Following the huge success of the original film, Robert Zemeckis and his cast shot two sequels to the film at the same time, releasing them a year apart. The first sequel released in 1989 is the lesser of the two, BACK TO THE FUTURE II.

It seems that the older version of our loud villain Biff (Thomas Wilson) overheard Doc and Marty talking about the time machine when they came back from the past, so he manages to steal the Delorean and go back to the past, to give younger Biff a cheat sheet for the future, allowing he and his descendants in the future to be garishly wealthy.

Confused yet? haha

The biggest problem with Part II is that it hops back and forth in time so much that you end up with multiple versions of Marty and Doc and Biff in the same scene.

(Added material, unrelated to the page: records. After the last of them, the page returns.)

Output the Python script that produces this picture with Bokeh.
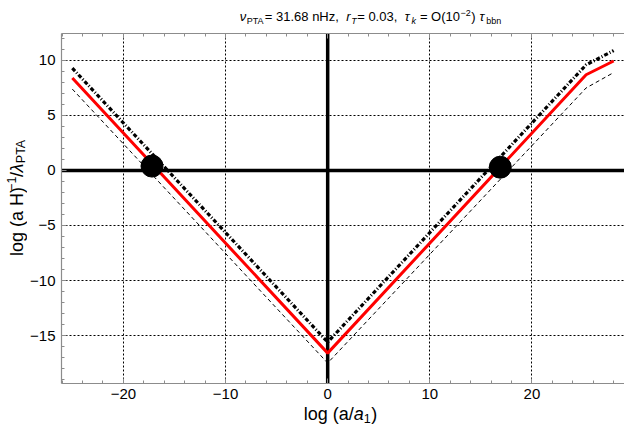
import math
from bokeh.plotting import figure
from bokeh.layouts import column, row
from bokeh.models import Range1d, Span, Label, LinearAxis, FixedTicker, CustomJSTickFormatter
from bokeh.embed import file_html
from bokeh.resources import INLINE

# ---- data ----
x_nodes = [-25.0, 0.0, 25.3, 28.0]
red_curve = [8.4, -16.6, 8.7, 9.95]
dotdash_curve = [9.3, -15.6, 9.6, 10.9]
dashed_curve = [7.4, -17.5, 7.5, 8.9]
marker_x = [-17.2, 16.9]
marker_y = [0.4, 0.3]
x_major = [-20, -10, 0, 10, 20]
x_minor = list(range(-26, 30, 2))
y_major = [-15, -10, -5, 0, 5, 10]
y_minor = list(range(-19, 13))

# ---- layout constants (pixels) ----
W_, H_ = 624, 425
TITLE_H = 30
XLAB_H = 21
YLAB_W = 27
MAIN_W = W_ - YLAB_W
MAIN_H = H_ - TITLE_H - XLAB_H
XR = (-26.06, 29.06)
YR = (-19.36, 12.45)
FONT = "Liberation Sans"

p = figure(width=MAIN_W, height=MAIN_H, x_range=Range1d(*XR), y_range=Range1d(*YR),
           output_backend="svg", toolbar_location=None,
           min_border_left=57 - YLAB_W, min_border_right=0, min_border_top=33 - TITLE_H,
           min_border_bottom=MAIN_H - (383 - TITLE_H))
p.outline_line_color = None
p.background_fill_color = "white"
p.border_fill_color = "white"

fmt = CustomJSTickFormatter(code="return tick < 0 ? '\\u2212' + Math.abs(tick) : String(tick);")
xt = FixedTicker(ticks=x_major, minor_ticks=x_minor)
yt = FixedTicker(ticks=y_major, minor_ticks=y_minor)

def style_axis(ax, show_labels=True, standoff=6):
    ax.axis_line_color = "#8c8c8c"
    ax.axis_line_width = 1.2
    ax.major_tick_line_color = "#8c8c8c"
    ax.minor_tick_line_color = "#8c8c8c"
    ax.major_tick_in = 5
    ax.major_tick_out = 0
    ax.minor_tick_in = 3
    ax.minor_tick_out = 0
    ax.major_label_text_font = FONT
    ax.major_label_text_color = "black"
    ax.major_label_standoff = standoff
    ax.formatter = fmt
    if show_labels:
        ax.major_label_text_font_size = "15px"
    else:
        ax.major_label_text_color = None
        ax.major_label_text_font_size = "1px"
        ax.major_label_standoff = 0

p.xaxis.ticker = xt
p.yaxis.ticker = yt
for ax in p.xaxis:
    style_axis(ax, standoff=5)
for ax in p.yaxis:
    style_axis(ax, standoff=6)

top = LinearAxis(ticker=FixedTicker(ticks=x_major, minor_ticks=x_minor))
style_axis(top, show_labels=False)
p.add_layout(top, "above")

for g in (p.xgrid[0], p.ygrid[0]):
    g.grid_line_color = "black"
    g.grid_line_dash = "2 2"
    g.grid_line_width = 1

# Thick axes through the origin
p.add_layout(Span(location=0, dimension="width", line_color="black", line_width=3.5, level="underlay"))
p.add_layout(Span(location=0, dimension="height", line_color="black", line_width=3.5, level="underlay"))

# Curves
p.line(x_nodes, dashed_curve, line_color="black", line_width=1, line_dash="4 3")
p.line(x_nodes, dotdash_curve, line_color="black", line_width=3.2, line_dash="4 2 1 2")
p.line(x_nodes, red_curve, line_color="#ff0000", line_width=3)
p.scatter(marker_x, marker_y, size=22, color="black")

# ---- text strips (frames cover the whole strip; 1 data unit = 1 px) ----
def text_fig(w, h):
    f = figure(width=w, height=h, x_range=Range1d(0, w), y_range=Range1d(0, h),
               output_backend="svg", toolbar_location=None,
               x_axis_location=None, y_axis_location=None,
               min_border=0, min_border_left=0, min_border_right=0,
               min_border_top=0, min_border_bottom=0)
    f.xgrid.visible = False
    f.ygrid.visible = False
    f.outline_line_color = None
    f.background_fill_color = "white"
    f.border_fill_color = "white"
    return f

CW = {' ': .278, '(': .333, ')': .333, ',': .278, '.': .278, '/': .278, '=': .584,
      'A': .667, 'H': .722, 'O': .778, 'P': .667, 'T': .611, 'a': .556, 'b': .556,
      'g': .556, 'k': .5, 'l': .222, 'n': .556, 'o': .556, 'r': .333, 'z': .5,
      '\u2212': .584, '\u03bd': .5, '\u03c4': .47, '\u03bb': .52}
DESC = 0.22  # Bokeh places the "alphabetic" anchor about one descent lower

def tw(s, size):
    return sum(CW.get(c, .556) for c in s) * size

def add_text(f, x, y, text, size, style="normal", angle=0.0):
    f.add_layout(Label(x=x, y=y, text=text, text_font=FONT,
                       text_font_size=f"{size}px", text_font_style=style,
                       text_color="black", text_align="left",
                       text_baseline="alphabetic", angle=angle))

def chain_h(f, segs, cx, base_y):
    # base_y measured upward from the strip bottom
    total = sum(tw(t, s) + g for t, s, st, dy, g in segs)
    x = cx - total / 2
    for t, s, st, dy, g in segs:
        x += g
        if t:
            add_text(f, x, base_y + dy + DESC * s, t, s, st)
        x += tw(t, s)

def chain_v(f, segs, base_x, cy):
    total = sum(tw(t, s) + g for t, s, st, dy, g in segs)
    y = cy - total / 2
    for t, s, st, dy, g in segs:
        y += g
        if t:
            add_text(f, base_x - dy - DESC * s, y, t, s, st, angle=math.pi / 2)
        y += tw(t, s)

M, S = 13, 9
title_segs = [
    ("\u03bd", M, "italic", 0, 0),
    ("PTA", S, "normal", -3, 0.5),
    ("= 31.68 nHz,", M, "normal", 0, 0.5),
    ("r", M, "italic", 0, 7.5),
    ("T", S, "italic", -3, 0.5),
    ("= 0.03,", M, "normal", 0, 0.5),
    ("\u03c4", M, "italic", 0, 7.5),
    ("k", S, "italic", -3, 0.5),
    ("= O(10", M, "normal", 0, 4),
    ("\u22122", S, "normal", 5, 0.5),
    (")", M, "normal", 0, 0.5),
    ("\u03c4", M, "italic", 0, 4),
    ("bbn", S, "normal", -3, 0.5),
]
tf = text_fig(W_, TITLE_H)
chain_h(tf, title_segs, 370, TITLE_H - 19)

LM, LS = 18, 12.5
xlabel_segs = [
    ("log (a/", LM, "normal", 0, 0),
    ("a", LM, "italic", 0, 0),
    ("1", LS, "normal", -3, 0),
    (")", LM, "normal", 0, 0.5),
]
xf = text_fig(W_, XLAB_H)
chain_h(xf, xlabel_segs, 340, H_ - 417.3)

ylabel_segs = [
    ("log (a H)", LM, "normal", 0, 0),
    ("\u22121", LS, "normal", 6.5, 0.5),
    ("/", LM, "normal", 0, 0.5),
    ("\u03bb", LM, "italic", 0, 0),
    ("PTA", LS, "normal", -3, 0.5),
]
yf = text_fig(YLAB_W, MAIN_H)
chain_v(yf, ylabel_segs, 20, (TITLE_H + MAIN_H) - 206)

layout = column(tf, row(yf, p, spacing=0), xf, spacing=0)
open("out.html", "w").write(file_html(layout, INLINE))
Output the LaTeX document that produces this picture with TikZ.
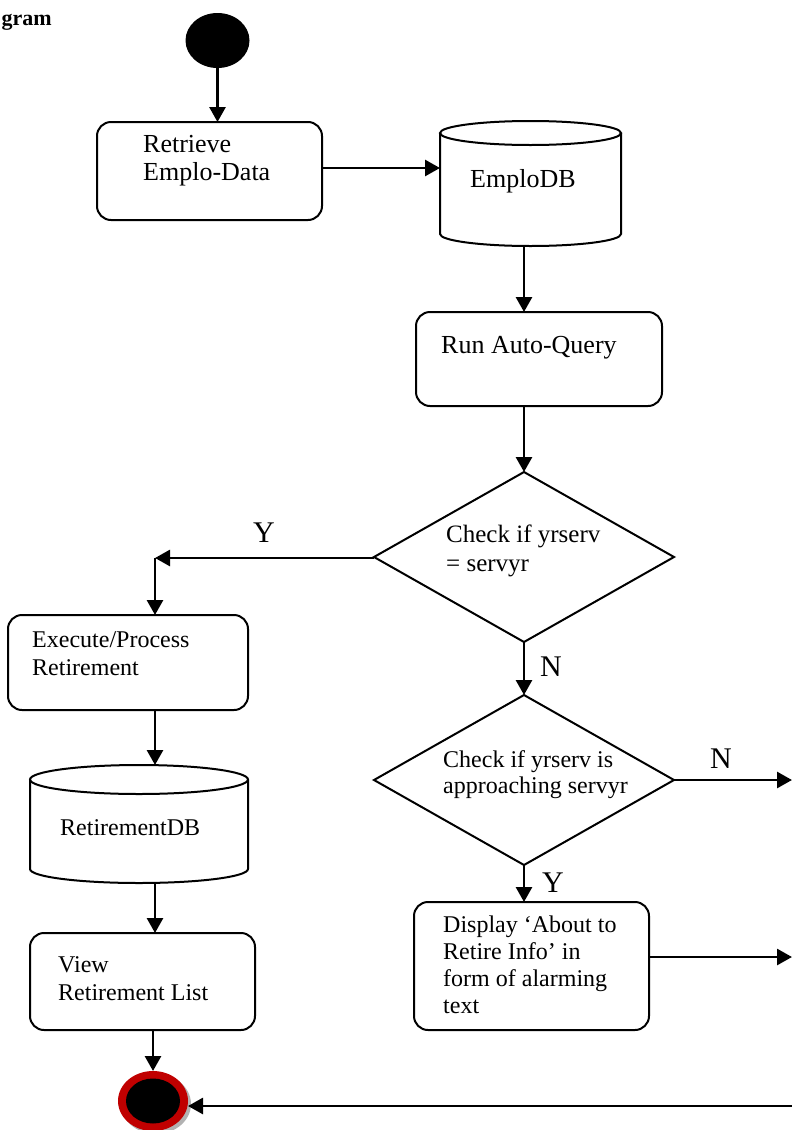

Sometimes, especially in the last twenty minutes, that's a lot of fun and perfectly timed for suspense and laughs.

But for most of the muddled middle of the movie, it just becomes a bit repetitious.

We are talking a Robert Zemeckis movie so there IS plenty to enjoy. Their vision of 2015 is pretty hilarious, and Elon Musk and Steve Jobs HAVE managed to make some of what they envisioned come pretty close, but we are still a long way from freeways in the air loaded with speedy flying machines.

Michael J. Fox is great, playing many versions of himself, his dad and hilariously, even his alternative future sister at one point.

Christopher Lloyd keeps his energy at full tilt as every version of Doc, always explaining the timelines just enough to keep things rolling.

The biggest problem of the film for me is Wilson as Biff. He is so LOUD, so over the top, so one-note, that every version of him in the film becomes grating and unpleasant. It drags the whole film down.

That being said, we'll all remember the hoverboard sequence, the holographic ads for JAWS 19 (Directed by Max Spielberg) and the rousing finale chase between the airborne Delorean and Biff's vehicle in 1955.

The best parts of the film are Zemeckis' visual brilliance in giving you different angles to the original from 50 yards away, or through a well placed window, giving us a whole new perspective on the original film.

In those moments, its every bit as exciting as the first film.

The film concludes with scenes from Part III set in the old West, which is far better than Part II.

As for this first sequel, it made only about half as much money as its predecessor. I'll call that Biff Burnout and give this second installment a B-.